Wednesday, June 6, 2012
Stay A While to Share My Grief
Sorry...my series is on hold for another day or two. I'm not doing all that well, so I'm going to ask readers for prayers. I need to grow a thicker skin. A much thicker skin. Seriously. I don't know what made me think that it was a good idea to put myself this far out in the open, on-line, where anyone can come along and tear off a piece of my flesh at will. Anyways, Robert Sungenis has written a response to my "Looking To Desire" post. I'm not going to link to Sungenis' post. Please let me put in a very strong caveat lector for my same-sex attracted readers: don't hunt it down on-line and read it. It probably won't be as bad for you as it was for me, because the slanders, detractions and rash judgements will not be peppered with your name, but we all know that he's never actually met me, and that he's really just saying what he believes to be true of all of us. I thought that I would be okay, that I could take it like a man, and not let it get under my skin. I was wrong. My husband warned me that I probably didn't want to know, but I didn't believe him...I've still got that Stoic hangover and it often causes me to feel that I can be much more emotionally bullet-proof than I actually can.

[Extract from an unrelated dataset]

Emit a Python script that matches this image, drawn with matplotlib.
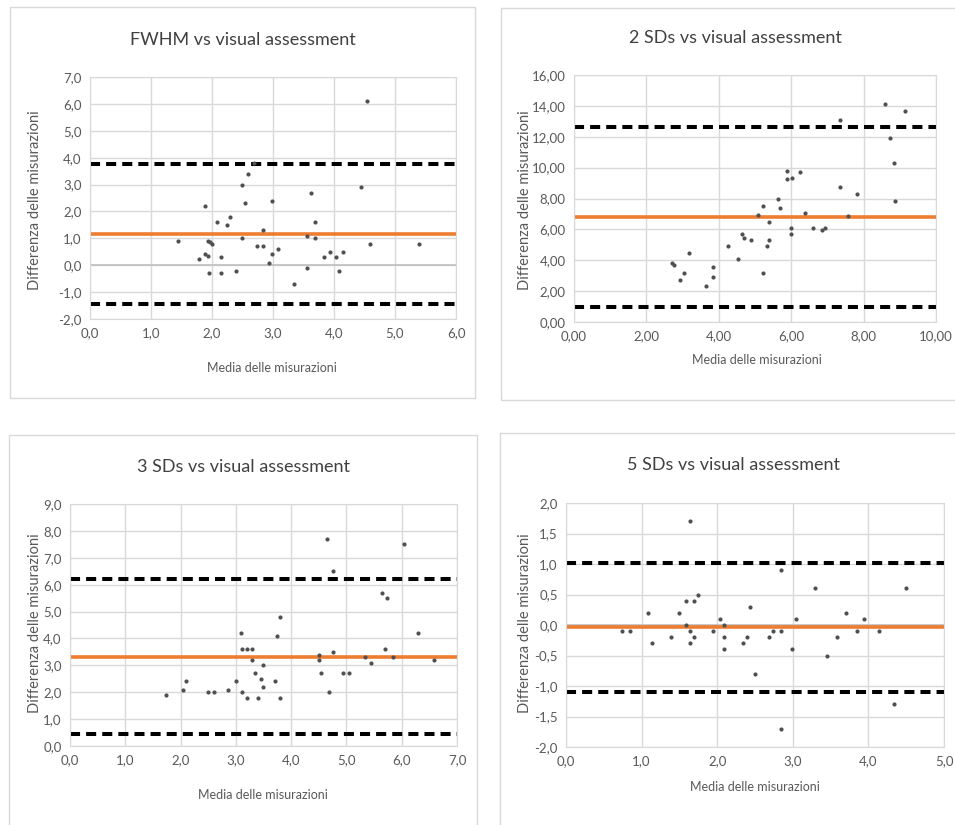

The big problem is that I suffer really badly from what I call "the Kafka Effect," that is to say, the effect described in Kafka's "The Trial" and "The Judgement," where people come to feel that they really are guilty just because they're accused of things. (It's actually true: that really does happen. Darren Brown did a really interesting episode of The Experiment where he tried to see if a person could be made to confess to a murder they didn't commit just by tapping into their reserves of free-floating guilt, by accusing them and making them doubt themselves. It worked a charm. In less than twenty-four hours, this guy was down at the police station putting his hands up to a crime that had never actually even occurred. Apparently it happens in real life as well: in a significant percentage of DNA exoneration cases, the accused confessed to the crimes that they were later exonerated for. Consider that your official social justice factoid for the day.) In any case, I've been mightily assured by people who actually know me that my initial shocked disbelief was the right reaction, that the accusations are unfounded, and that Sungenis does not have a secret Eye of Sauron that allows him to see into some dark recess of my heart where even I am afraid to look.
So pray for me. Like I said, I'm taking it badly and my confidence is pretty severely shaken. It doesn't matter that it's not founded on anything more than presumption and prejudice, it still stings like a son-of-a-bitch. Hopefully by tomorrow I'll have pulled myself together, and I'll be up to posting part 7.